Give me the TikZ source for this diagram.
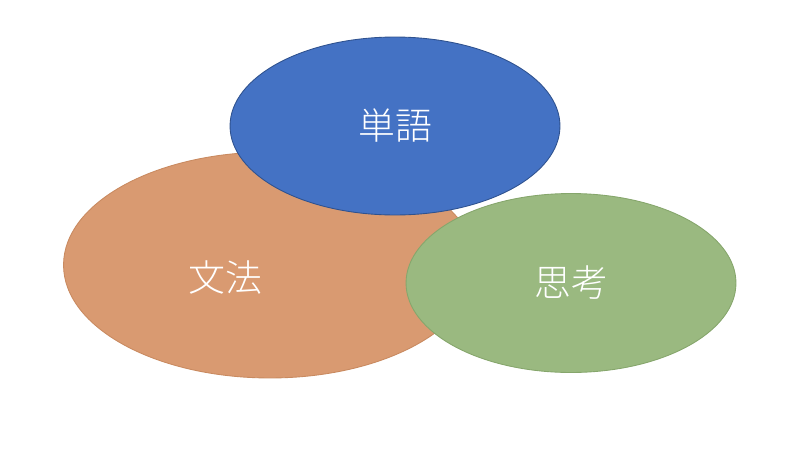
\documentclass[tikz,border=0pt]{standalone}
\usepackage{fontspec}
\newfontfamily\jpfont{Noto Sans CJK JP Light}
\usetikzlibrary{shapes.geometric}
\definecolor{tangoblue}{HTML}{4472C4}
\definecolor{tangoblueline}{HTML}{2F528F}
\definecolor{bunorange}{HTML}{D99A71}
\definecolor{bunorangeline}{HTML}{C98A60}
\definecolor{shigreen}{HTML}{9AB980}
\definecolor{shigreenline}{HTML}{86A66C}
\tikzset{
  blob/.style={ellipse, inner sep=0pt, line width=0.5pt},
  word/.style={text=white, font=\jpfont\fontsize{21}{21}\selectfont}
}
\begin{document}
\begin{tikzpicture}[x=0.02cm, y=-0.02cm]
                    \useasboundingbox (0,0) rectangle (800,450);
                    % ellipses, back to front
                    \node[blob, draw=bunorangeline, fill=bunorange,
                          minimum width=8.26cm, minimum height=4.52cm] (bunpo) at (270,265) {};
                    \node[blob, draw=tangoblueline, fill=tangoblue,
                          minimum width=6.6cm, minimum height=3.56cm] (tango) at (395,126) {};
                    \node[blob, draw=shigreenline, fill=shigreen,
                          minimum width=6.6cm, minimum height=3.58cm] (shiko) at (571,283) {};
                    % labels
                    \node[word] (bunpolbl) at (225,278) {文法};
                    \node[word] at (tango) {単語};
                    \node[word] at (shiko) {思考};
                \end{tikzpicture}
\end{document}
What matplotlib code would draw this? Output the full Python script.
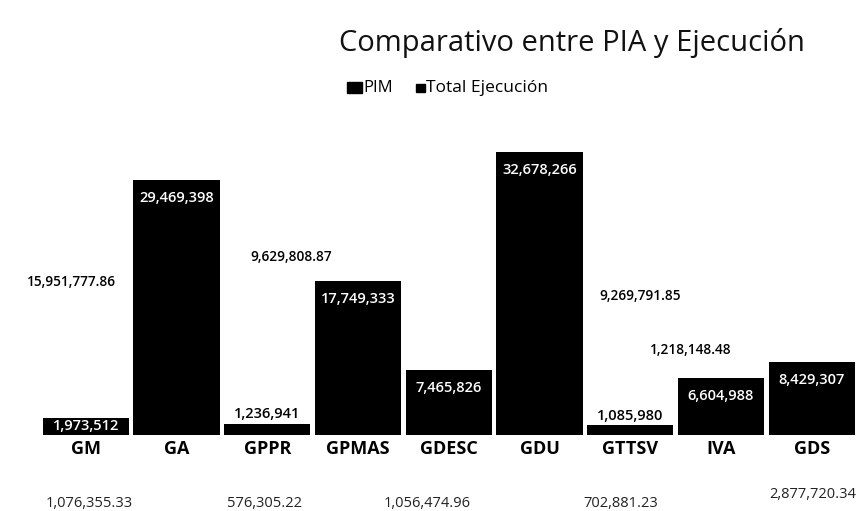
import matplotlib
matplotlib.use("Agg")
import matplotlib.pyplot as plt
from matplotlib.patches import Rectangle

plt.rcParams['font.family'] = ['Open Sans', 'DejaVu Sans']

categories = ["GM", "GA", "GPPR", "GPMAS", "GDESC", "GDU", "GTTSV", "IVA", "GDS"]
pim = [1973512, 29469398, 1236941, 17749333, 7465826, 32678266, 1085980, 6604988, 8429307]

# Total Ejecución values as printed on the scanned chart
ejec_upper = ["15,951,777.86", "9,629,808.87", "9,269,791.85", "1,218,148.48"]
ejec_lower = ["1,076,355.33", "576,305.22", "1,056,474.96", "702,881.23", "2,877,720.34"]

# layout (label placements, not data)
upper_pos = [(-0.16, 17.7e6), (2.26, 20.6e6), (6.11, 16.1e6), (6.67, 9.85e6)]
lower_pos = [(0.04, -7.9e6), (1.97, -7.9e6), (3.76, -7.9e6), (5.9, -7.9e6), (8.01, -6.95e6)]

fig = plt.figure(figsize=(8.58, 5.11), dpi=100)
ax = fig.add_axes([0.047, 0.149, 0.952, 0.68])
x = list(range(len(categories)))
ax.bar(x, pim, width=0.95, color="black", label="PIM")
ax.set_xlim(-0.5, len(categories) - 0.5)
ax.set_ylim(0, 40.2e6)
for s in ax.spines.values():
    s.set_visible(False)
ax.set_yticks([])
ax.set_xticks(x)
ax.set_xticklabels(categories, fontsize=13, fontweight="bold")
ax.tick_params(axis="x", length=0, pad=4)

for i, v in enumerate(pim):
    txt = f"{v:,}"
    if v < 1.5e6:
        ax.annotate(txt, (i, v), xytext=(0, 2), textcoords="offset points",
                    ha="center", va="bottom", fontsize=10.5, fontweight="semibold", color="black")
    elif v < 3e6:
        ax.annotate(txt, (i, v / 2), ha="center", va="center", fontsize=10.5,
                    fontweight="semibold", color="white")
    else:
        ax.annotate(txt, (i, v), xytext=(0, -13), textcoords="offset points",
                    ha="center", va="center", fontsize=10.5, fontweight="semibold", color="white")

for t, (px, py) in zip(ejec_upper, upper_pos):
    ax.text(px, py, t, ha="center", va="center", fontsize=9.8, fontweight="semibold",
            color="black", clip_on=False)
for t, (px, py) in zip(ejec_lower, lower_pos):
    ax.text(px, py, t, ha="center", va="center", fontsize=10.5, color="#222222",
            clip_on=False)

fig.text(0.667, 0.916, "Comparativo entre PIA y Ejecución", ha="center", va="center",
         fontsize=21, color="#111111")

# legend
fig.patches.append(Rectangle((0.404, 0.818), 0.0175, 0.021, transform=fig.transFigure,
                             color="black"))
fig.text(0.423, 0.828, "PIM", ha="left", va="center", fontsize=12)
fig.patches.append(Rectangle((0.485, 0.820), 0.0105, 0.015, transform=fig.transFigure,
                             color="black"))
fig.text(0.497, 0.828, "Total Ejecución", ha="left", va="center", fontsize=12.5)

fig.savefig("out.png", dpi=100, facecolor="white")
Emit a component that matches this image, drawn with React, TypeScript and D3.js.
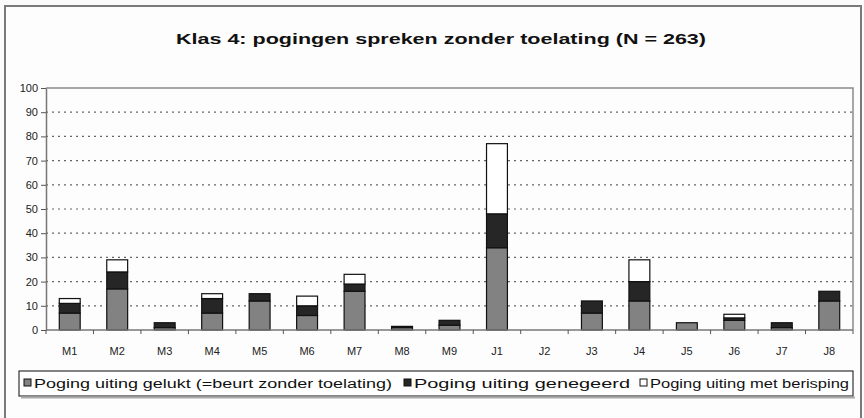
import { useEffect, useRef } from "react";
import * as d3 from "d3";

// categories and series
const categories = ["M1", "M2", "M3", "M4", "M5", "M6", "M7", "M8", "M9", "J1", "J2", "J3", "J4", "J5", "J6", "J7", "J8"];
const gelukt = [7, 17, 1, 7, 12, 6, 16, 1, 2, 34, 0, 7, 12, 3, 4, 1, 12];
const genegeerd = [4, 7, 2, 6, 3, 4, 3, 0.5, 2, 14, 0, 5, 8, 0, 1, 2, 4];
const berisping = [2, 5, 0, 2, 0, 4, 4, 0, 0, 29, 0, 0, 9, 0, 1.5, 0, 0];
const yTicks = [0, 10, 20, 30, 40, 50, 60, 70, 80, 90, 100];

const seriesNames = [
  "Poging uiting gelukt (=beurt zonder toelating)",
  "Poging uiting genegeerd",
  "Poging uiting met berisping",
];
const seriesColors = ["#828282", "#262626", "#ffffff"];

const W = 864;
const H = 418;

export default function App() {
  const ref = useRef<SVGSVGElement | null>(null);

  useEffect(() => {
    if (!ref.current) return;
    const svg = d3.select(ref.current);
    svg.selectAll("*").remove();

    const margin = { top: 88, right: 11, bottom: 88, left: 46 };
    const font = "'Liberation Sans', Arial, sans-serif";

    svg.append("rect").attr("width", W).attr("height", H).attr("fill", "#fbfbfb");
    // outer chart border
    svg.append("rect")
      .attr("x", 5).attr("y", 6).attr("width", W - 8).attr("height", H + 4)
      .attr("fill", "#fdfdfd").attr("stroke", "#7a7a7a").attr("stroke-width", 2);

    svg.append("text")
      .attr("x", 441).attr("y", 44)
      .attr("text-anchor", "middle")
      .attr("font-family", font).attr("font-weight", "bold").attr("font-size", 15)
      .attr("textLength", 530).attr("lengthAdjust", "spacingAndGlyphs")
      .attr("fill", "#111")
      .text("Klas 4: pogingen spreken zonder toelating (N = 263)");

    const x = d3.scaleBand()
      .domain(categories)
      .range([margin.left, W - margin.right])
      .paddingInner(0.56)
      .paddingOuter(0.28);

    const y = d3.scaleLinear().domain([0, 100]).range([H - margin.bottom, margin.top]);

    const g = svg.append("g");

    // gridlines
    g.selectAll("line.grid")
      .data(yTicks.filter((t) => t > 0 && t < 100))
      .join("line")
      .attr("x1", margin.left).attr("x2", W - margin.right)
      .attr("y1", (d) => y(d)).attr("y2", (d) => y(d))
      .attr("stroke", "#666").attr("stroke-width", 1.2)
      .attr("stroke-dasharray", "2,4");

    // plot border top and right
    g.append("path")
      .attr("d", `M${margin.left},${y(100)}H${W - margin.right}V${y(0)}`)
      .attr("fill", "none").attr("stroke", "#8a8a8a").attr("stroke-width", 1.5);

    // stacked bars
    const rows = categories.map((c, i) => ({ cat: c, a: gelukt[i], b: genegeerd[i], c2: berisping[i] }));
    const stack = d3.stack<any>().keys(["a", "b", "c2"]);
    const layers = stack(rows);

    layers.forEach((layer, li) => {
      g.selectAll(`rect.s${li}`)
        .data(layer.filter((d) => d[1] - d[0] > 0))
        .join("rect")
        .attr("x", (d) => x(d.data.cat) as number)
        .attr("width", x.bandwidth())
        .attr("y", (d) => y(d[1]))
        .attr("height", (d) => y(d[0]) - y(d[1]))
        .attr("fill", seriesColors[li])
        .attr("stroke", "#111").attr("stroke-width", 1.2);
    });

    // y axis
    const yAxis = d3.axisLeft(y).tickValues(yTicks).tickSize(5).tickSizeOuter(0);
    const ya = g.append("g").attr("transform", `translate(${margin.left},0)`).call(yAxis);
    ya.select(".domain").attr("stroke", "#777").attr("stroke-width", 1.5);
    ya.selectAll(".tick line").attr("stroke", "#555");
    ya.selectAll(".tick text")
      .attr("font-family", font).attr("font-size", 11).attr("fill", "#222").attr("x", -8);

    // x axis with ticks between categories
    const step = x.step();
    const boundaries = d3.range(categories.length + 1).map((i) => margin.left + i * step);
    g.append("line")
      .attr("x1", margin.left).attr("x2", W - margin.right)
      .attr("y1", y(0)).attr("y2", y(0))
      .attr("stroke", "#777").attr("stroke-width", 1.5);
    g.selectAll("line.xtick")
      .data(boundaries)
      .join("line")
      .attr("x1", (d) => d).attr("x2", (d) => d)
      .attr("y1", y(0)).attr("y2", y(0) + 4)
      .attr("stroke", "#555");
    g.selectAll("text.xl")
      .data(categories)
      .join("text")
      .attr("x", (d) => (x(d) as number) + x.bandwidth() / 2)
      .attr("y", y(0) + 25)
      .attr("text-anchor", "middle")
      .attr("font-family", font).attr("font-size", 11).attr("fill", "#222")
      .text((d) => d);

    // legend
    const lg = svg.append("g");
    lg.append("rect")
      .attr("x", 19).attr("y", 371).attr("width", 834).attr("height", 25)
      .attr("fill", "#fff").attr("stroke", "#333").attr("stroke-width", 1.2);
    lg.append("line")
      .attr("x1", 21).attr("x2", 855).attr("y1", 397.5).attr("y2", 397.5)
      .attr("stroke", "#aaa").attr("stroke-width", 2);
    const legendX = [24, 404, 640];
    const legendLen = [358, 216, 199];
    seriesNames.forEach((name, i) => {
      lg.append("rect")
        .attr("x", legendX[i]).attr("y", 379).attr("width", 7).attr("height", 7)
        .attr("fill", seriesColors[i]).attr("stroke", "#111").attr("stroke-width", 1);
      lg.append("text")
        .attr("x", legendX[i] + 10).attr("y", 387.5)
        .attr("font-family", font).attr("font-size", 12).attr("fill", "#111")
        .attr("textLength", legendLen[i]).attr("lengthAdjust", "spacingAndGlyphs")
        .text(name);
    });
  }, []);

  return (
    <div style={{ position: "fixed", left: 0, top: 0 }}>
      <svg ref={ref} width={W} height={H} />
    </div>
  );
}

- _Exercise_:
From the entries above, copy every line that holds the word "matplotlib".

- _Response to the task_:
What matplotlib code would draw this? Output the full Python script.
import matplotlib
matplotlib.use("Agg")
import matplotlib.pyplot as plt
from matplotlib.patches import Rectangle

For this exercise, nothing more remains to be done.